Problem:
Take every line from the first down to the line with "Chart.register(...registerables);" and set it down exactly, without the pictures.

Recorded data:

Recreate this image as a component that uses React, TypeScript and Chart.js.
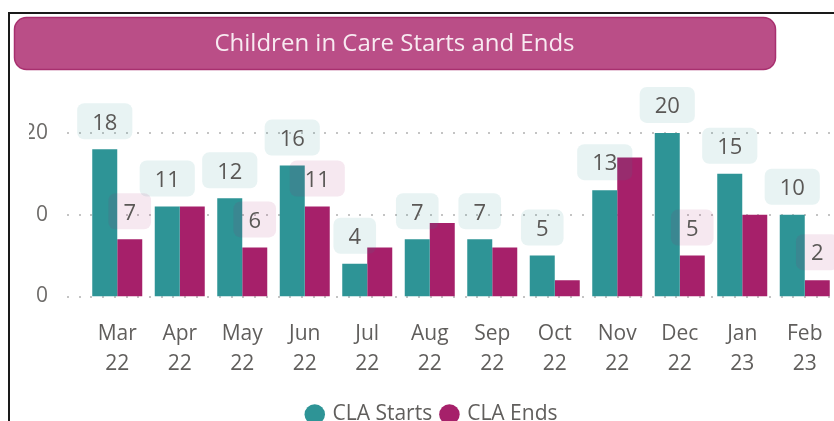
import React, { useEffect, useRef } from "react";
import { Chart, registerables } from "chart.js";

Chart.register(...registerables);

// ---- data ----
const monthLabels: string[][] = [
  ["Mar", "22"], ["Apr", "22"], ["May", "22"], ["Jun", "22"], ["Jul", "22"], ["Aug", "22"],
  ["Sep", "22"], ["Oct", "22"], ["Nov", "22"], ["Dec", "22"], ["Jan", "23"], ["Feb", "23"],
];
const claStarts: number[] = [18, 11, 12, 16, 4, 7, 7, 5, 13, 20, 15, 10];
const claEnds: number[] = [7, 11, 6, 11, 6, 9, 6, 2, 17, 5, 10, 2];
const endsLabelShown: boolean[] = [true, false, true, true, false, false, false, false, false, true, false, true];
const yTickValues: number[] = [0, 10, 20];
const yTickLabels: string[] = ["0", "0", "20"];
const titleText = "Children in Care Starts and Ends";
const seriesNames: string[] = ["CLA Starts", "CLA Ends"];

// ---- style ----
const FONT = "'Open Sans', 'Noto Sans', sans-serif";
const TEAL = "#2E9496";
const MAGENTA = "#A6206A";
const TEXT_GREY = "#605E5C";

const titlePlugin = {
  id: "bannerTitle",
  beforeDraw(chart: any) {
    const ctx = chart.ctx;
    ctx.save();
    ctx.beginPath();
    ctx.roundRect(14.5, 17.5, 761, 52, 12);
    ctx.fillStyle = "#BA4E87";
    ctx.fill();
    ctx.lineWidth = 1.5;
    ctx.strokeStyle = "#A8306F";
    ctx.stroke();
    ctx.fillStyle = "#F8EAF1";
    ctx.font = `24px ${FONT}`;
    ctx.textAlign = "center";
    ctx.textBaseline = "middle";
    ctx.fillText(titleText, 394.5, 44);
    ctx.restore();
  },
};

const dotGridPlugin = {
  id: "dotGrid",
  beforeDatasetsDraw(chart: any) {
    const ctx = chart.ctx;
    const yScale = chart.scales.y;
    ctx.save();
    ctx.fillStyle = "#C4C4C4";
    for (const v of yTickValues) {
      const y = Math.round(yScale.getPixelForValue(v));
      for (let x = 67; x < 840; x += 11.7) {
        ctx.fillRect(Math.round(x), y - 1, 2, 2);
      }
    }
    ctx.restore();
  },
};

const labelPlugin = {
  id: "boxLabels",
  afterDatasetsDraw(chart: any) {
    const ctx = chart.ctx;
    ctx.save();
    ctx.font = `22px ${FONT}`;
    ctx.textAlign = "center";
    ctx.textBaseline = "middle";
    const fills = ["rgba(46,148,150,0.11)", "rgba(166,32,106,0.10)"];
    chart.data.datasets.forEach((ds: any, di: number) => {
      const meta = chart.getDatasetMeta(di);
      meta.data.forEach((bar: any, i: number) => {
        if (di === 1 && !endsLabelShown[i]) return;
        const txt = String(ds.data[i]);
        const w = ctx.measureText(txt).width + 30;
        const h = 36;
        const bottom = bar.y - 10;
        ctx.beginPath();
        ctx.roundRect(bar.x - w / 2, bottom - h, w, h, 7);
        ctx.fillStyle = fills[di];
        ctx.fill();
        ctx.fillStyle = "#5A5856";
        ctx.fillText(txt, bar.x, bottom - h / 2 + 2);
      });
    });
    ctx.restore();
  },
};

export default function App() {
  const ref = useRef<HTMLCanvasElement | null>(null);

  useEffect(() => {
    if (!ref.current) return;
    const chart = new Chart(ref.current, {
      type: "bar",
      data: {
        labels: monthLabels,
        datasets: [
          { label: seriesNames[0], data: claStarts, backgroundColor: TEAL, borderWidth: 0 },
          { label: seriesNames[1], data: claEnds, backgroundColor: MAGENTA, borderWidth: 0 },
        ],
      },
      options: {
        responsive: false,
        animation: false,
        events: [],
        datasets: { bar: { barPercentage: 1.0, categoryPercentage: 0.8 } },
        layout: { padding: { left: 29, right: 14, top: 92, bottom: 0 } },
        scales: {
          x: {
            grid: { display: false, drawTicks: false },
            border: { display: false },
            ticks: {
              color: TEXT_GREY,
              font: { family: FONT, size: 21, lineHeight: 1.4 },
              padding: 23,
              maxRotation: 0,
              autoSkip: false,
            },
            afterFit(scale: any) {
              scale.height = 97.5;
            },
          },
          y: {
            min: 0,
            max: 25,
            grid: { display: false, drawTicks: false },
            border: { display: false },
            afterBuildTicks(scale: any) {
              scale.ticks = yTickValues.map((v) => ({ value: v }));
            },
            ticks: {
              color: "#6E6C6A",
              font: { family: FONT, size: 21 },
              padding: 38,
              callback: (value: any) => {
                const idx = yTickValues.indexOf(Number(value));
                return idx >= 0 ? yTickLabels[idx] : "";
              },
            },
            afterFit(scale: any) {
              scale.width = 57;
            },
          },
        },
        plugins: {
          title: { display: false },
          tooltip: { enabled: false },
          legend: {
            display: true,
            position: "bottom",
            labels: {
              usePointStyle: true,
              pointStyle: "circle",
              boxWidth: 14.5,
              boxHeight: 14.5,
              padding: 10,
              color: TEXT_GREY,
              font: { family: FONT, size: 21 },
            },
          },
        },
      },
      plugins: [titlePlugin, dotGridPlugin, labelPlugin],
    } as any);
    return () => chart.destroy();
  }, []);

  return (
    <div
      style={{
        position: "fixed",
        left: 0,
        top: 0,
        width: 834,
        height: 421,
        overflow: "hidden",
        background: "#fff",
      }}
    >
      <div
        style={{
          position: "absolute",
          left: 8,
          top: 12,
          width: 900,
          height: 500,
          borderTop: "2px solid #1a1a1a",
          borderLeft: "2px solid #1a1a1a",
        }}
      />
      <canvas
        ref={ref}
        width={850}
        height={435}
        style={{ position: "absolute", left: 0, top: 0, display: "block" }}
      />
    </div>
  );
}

Correct result:
Recreate this image as a component that uses React, TypeScript and Chart.js.
import React, { useEffect, useRef } from "react";
import { Chart, registerables } from "chart.js";

Chart.register(...registerables);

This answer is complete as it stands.